In effect, GOP leaders are arguing, "Obama didn't ask us to do work, so we've decided not to bother."
A man jogs past the U.S. Capitol in Washington, D.C., on Sept. 30, 2013.
A man jogs past the U.S. Capitol in Washington, D.C., on Sept. 30, 2013.
Sen. Tim Kaine (D-Va.), arguably more than any other senator, has invested considerable time and energy urging Congress to do its duty. As a U.S. military offensive gets underway in Syria, President Obama has received no real authorization from lawmakers, and the Virginia Democrat knows the system isn't supposed to work this way.
 
"The president shouldn't be doing this without Congress," Kaine said yesterday, adding, "Congress shouldn't be allowing it to happen without Congress."
 
It's that latter part that stands out. In recent years, congressional Republicans have been almost hysterical about presidential overreach, condemning the White House for alleged abuses that leave Congress out of the policymaking process. In nearly every instance, their evidence has fallen somewhere between baseless and ridiculous.
 
And yet, here's a legitimate example of Obama ignoring Congress when he shouldn't, and those same Republicans who pretended to care about this institutional dynamic are sitting on their hands, perfectly content to ignore their constitutional responsibilities in the name of political convenience.

The United States has begun a bombing campaign in Syria, but don't bet on Congress returning to Washington to vote on a new war authorization anytime soon. Shortly after airstrikes against the Islamic State in Syria started, some lawmakers started pushing again for an authorization vote. But so far, leaders aren't gearing up to bring their members back to town.
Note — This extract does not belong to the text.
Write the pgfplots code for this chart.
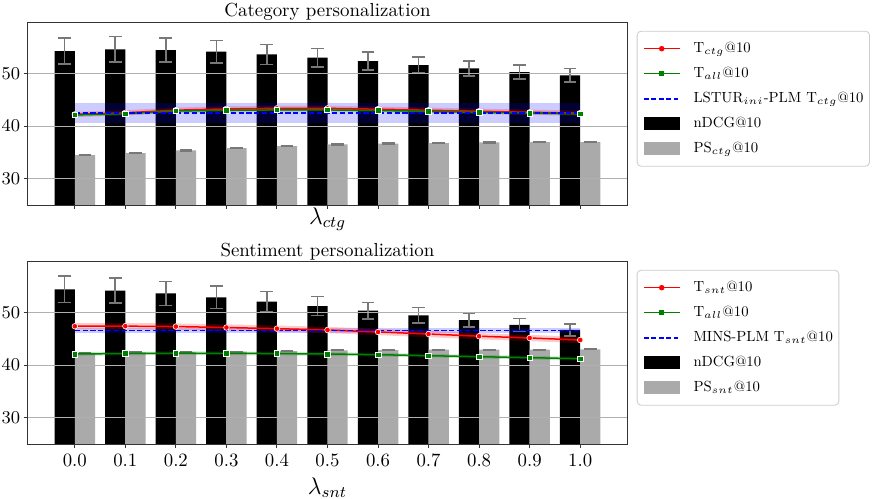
\documentclass[border=0pt]{standalone}
\usepackage{fontspec}
\setmainfont{lmroman10-regular.otf}[ItalicFont=lmroman10-italic.otf, BoldFont=lmroman10-bold.otf]
\usepackage{pgfplots}
\pgfplotsset{compat=1.18}
\usepackage{pgfplotstable}

\definecolor{mygreen}{RGB}{0,128,0}
\definecolor{bargray}{RGB}{170,170,170}
\definecolor{errgray}{RGB}{120,120,120}
\definecolor{gridgray}{RGB}{176,176,176}
\definecolor{framegray}{RGB}{204,204,204}

% ---------- Category personalization ----------
\pgfplotstableread{
x ndcg ndcge ps pse
0 54.24 2.47 34.49 0.10
1 54.56 2.44 34.87 0.10
2 54.43 2.28 35.38 0.10
3 54.11 2.12 35.82 0.10
4 53.60 1.90 36.20 0.10
5 52.97 1.74 36.52 0.10
6 52.34 1.68 36.65 0.10
7 51.58 1.49 36.77 0.10
8 50.95 1.42 36.90 0.10
9 50.25 1.30 36.96 0.10
10 49.62 1.27 36.96 0.10
}\ctgbars
\pgfplotstableread{
x t a
0 42.20 42.10
1 42.50 42.35
2 43.00 42.85
3 43.25 43.00
4 43.35 43.05
5 43.35 43.05
6 43.20 42.95
7 43.00 42.78
8 42.80 42.60
9 42.60 42.47
10 42.45 42.30
}\ctglines
\pgfplotstableread{
x y
0 42.43
10 42.43
}\ctgbase
% bands: upper edge left to right, then lower edge right to left
\pgfplotstableread{
x y
0 42.70
1 43.00
2 43.50
3 43.75
4 43.85
5 43.85
6 43.70
7 43.50
8 43.30
9 43.10
10 42.95
10 41.95
9 42.10
8 42.30
7 42.50
6 42.70
5 42.85
4 42.85
3 42.75
2 42.50
1 42.00
0 41.70
}\ctgredband
\pgfplotstableread{
x y
0 42.40
1 42.65
2 43.15
3 43.30
4 43.35
5 43.35
6 43.25
7 43.08
8 42.90
9 42.77
10 42.60
10 42.00
9 42.17
8 42.30
7 42.48
6 42.65
5 42.75
4 42.75
3 42.70
2 42.55
1 42.05
0 41.80
}\ctggreenband
\pgfplotstableread{
x y
0 44.28
10 44.28
10 40.58
0 40.58
}\ctgblueband

% ---------- Sentiment personalization ----------
\pgfplotstableread{
x ndcg ndcge ps pse
0 54.37 2.53 42.30 0.05
1 54.11 2.37 42.40 0.05
2 53.60 2.28 42.50 0.05
3 52.85 2.12 42.55 0.05
4 52.03 1.96 42.65 0.05
5 51.20 1.77 42.80 0.05
6 50.32 1.58 42.85 0.05
7 49.43 1.49 42.90 0.05
8 48.54 1.33 42.90 0.05
9 47.60 1.23 42.90 0.05
10 46.65 1.10 42.95 0.05
}\sntbars
\pgfplotstableread{
x t a
0 47.36 42.09
1 47.38 42.18
2 47.30 42.24
3 47.12 42.22
4 46.90 42.17
5 46.65 42.09
6 46.27 41.96
7 45.89 41.77
8 45.47 41.58
9 45.13 41.39
10 44.75 41.20
}\sntlines
\pgfplotstableread{
x y
0 46.52
10 46.52
}\sntbase
\pgfplotstableread{
x y
0 47.96
1 47.98
2 47.90
3 47.72
4 47.50
5 47.25
6 46.87
7 46.49
8 46.07
9 45.73
10 45.35
10 44.15
9 44.53
8 44.87
7 45.29
6 45.67
5 46.05
4 46.30
3 46.52
2 46.70
1 46.78
0 46.76
}\sntredband
\pgfplotstableread{
x y
0 42.44
1 42.53
2 42.59
3 42.57
4 42.52
5 42.44
6 42.31
7 42.12
8 41.93
9 41.74
10 41.55
10 40.85
9 41.04
8 41.23
7 41.42
6 41.61
5 41.74
4 41.82
3 41.87
2 41.89
1 41.83
0 41.74
}\sntgreenband
\pgfplotstableread{
x y
0 47.02
10 47.02
10 46.02
0 46.02
}\sntblueband

\pgfplotsset{
  barlegendblack/.style={legend image code/.code={\fill[black, sharp corners] (0pt,-3pt) rectangle (17.8pt,3pt);}},
  barlegendgray/.style={legend image code/.code={\fill[bargray, sharp corners] (0pt,-3pt) rectangle (17.8pt,3pt);}},
  every axis title/.style={at={(0.5,1)}, anchor=base, inner sep=0pt, yshift=2.5pt, font=\fontsize{9.45}{11}\selectfont},
  common/.style={
    width=300.2pt, height=91.5pt, scale only axis,
    xmin=-0.94, xmax=10.94, ymin=25, ymax=59.75,
    xtick={0,1,2,3,4,5,6,7,8,9,10}, ytick={30,40,50},
    xtick pos=bottom, ytick pos=left,
    ymajorgrids, grid style={gridgray, line width=0.5pt},
    axis line style={black!80, line width=0.5pt},
    tick style={black!80, line width=0.5pt}, tick align=outside,
    major tick length=1.75pt,
    axis on top,
    tick label style={font=\fontsize{9.4}{11}\selectfont},
    yticklabel style={inner sep=0pt, xshift=-1.6pt},
    xticklabel style={inner sep=0pt, yshift=-2.9pt},
    legend style={at={(1,1)}, anchor=north west, xshift=4.5pt, yshift=-4.4pt,
      draw=framegray, rounded corners=2pt, fill=white, inner xsep=3pt, inner ysep=2.5pt,
      row sep=0pt, font=\fontsize{7.35}{9}\selectfont,
      nodes={inner sep=0pt, text height=8pt, text depth=4.5pt, font=\fontsize{7.35}{9}\selectfont},
      /tikz/every odd column/.append style={column sep=6.6pt}},
    legend cell align=left,
    legend image code/.code={\draw[sharp corners, mark repeat=2,mark phase=2,##1] plot coordinates {(0pt,0pt) (8.9pt,0pt) (17.8pt,0pt)};},
  },
  blackbar/.style={ybar, bar shift=0pt, bar width=0.4, fill=black, draw=none, forget plot,
    error bars/.cd, y dir=both, y explicit,
    error bar style={errgray, line width=0.75pt},
    error mark options={errgray, rotate=90, mark size=3.2pt, line width=0.75pt}},
  graybar/.style={ybar, bar shift=0pt, bar width=0.4, fill=bargray, draw=none, forget plot,
    error bars/.cd, y dir=both, y explicit,
    error bar style={errgray, line width=0.75pt},
    error mark options={errgray, rotate=90, mark size=3.2pt, line width=0.75pt}},
  band/.style={draw=none, fill=#1, fill opacity=0.2, forget plot},
  redline/.style={red, line width=0.75pt, mark=*, mark size=1.4pt, mark options={fill=red, draw=white, line width=0.3pt}, forget plot},
  greenline/.style={mygreen, line width=0.75pt, mark=square*, mark size=1.4pt, mark options={fill=mygreen, draw=white, line width=0.3pt}, forget plot},
  blueline/.style={blue, line width=0.75pt, dash pattern=on 2.6pt off 1.3pt, forget plot},
}

\begin{document}
\begin{tikzpicture}
\path (0pt,0pt) rectangle (436pt,-249pt);

% ---------------- top ----------------
\begin{axis}[common, at={(13.65pt,-11pt)}, anchor=north west,
  title={Category personalization},
  xticklabels={},
  xlabel={\fontsize{11.5}{13}\selectfont$\lambda_{ctg}$},
  xlabel style={at={(axis description cs:0.5,0)}, anchor=base, inner sep=0pt, yshift=-9.5pt},
]
\addlegendimage{red, line width=0.7pt, mark=*, mark size=1pt}
\addlegendentry{T$_{ctg}$@10}
\addlegendimage{mygreen, line width=0.7pt, mark=square*, mark size=0.9pt}
\addlegendentry{T$_{all}$@10}
\addlegendimage{blue, line width=0.8pt, dash pattern=on 2.4pt off 1.3pt}
\addlegendentry{LSTUR$_{ini}$-PLM T$_{ctg}$@10}
\addlegendimage{barlegendblack}
\addlegendentry{nDCG@10}
\addlegendimage{barlegendgray}
\addlegendentry{PS$_{ctg}$@10}

\addplot[blackbar] table[x expr=\thisrow{x}-0.2, y=ndcg, y error=ndcge] {\ctgbars};
\addplot[graybar] table[x expr=\thisrow{x}+0.2, y=ps, y error=pse] {\ctgbars};

\addplot[band=blue] table[x=x, y=y] {\ctgblueband} -- cycle;
\addplot[band=red] table[x=x, y=y] {\ctgredband} -- cycle;
\addplot[band=mygreen] table[x=x, y=y] {\ctggreenband} -- cycle;

\addplot[redline] table[x=x, y=t] {\ctglines};
\addplot[greenline] table[x=x, y=a] {\ctglines};
\addplot[blueline] table[x=x, y=y] {\ctgbase};
\end{axis}

% ---------------- bottom ----------------
\begin{axis}[common, at={(13.65pt,-130.5pt)}, anchor=north west,
  title={Sentiment personalization},
  xticklabels={0.0,0.1,0.2,0.3,0.4,0.5,0.6,0.7,0.8,0.9,1.0},
  xlabel={\fontsize{11.5}{13}\selectfont$\lambda_{snt}$},
  xlabel style={at={(axis description cs:0.5,0)}, anchor=base, inner sep=0pt, yshift=-25pt},
]
\addlegendimage{red, line width=0.7pt, mark=*, mark size=1pt}
\addlegendentry{T$_{snt}$@10}
\addlegendimage{mygreen, line width=0.7pt, mark=square*, mark size=0.9pt}
\addlegendentry{T$_{all}$@10}
\addlegendimage{blue, line width=0.8pt, dash pattern=on 2.4pt off 1.3pt}
\addlegendentry{MINS-PLM T$_{snt}$@10}
\addlegendimage{barlegendblack}
\addlegendentry{nDCG@10}
\addlegendimage{barlegendgray}
\addlegendentry{PS$_{snt}$@10}

\addplot[blackbar] table[x expr=\thisrow{x}-0.2, y=ndcg, y error=ndcge] {\sntbars};
\addplot[graybar] table[x expr=\thisrow{x}+0.2, y=ps, y error=pse] {\sntbars};

\addplot[band=blue] table[x=x, y=y] {\sntblueband} -- cycle;
\addplot[band=red] table[x=x, y=y] {\sntredband} -- cycle;
\addplot[band=mygreen] table[x=x, y=y] {\sntgreenband} -- cycle;

\addplot[redline] table[x=x, y=t] {\sntlines};
\addplot[greenline] table[x=x, y=a] {\sntlines};
\addplot[blueline] table[x=x, y=y] {\sntbase};
\end{axis}
\end{tikzpicture}
\end{document}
Asked to explain why Congress is satisfied doing nothing, House Speaker John Boehner's (R-Ohio) office told Roll Call, "As the Speaker has said, he thinks it would be good for the country to have a new authorization for the use of military force covering our actions against ISIL, but traditionally such an authorization is requested and written by the commander-in-chief -- and President Obama has not done that."
 
Senate Minority Whip John Cornyn (R-Texas) added that Obama "should seek a new congressional authorization."
 
Republicans may not fully appreciate just how extraordinary this approach to governing really is.
 
According to leading Republicans on Capitol Hill, Congress isn't doing anything, and that's the president's fault. Why? Because the executive branch hasn't written a bill for the legislative branch. Sure, lawmakers could write a bill on their own -- it's literally what they're paid to do -- but they're instead waiting for the president to serve as a check on his own power.
 
In effect, GOP leaders are arguing, "Obama didn't ask us to do work, so we've decided not to bother." Take every Republican argument of late -- about separation of powers, about co-equal branches of government, about the importance of institutional checks and balances -- and throw them right out the window, confident in the knowledge that the GOP didn't mean a word of it.
 
Congress could return to session immediately to tackle its constitutional obligations. Indeed, some lawmakers are returning to work next week to hold a hearing on the recent White House fence jumpers.
 
Apparently, that's important -- unlike, say, a new phase of a war in the Middle East.
 
I'm reminded once more of a recent quote from Rep. Jack Kingston (R-Ga.): "A lot of people would like to stay on the sideline and say, 'Just bomb the place and tell us about it later.' It's an election year. A lot of Democrats don't know how it would play in their party, and Republicans don't want to change anything. We like the path we're on now. We can denounce it if it goes bad, and praise it if it goes well and ask what took him so long."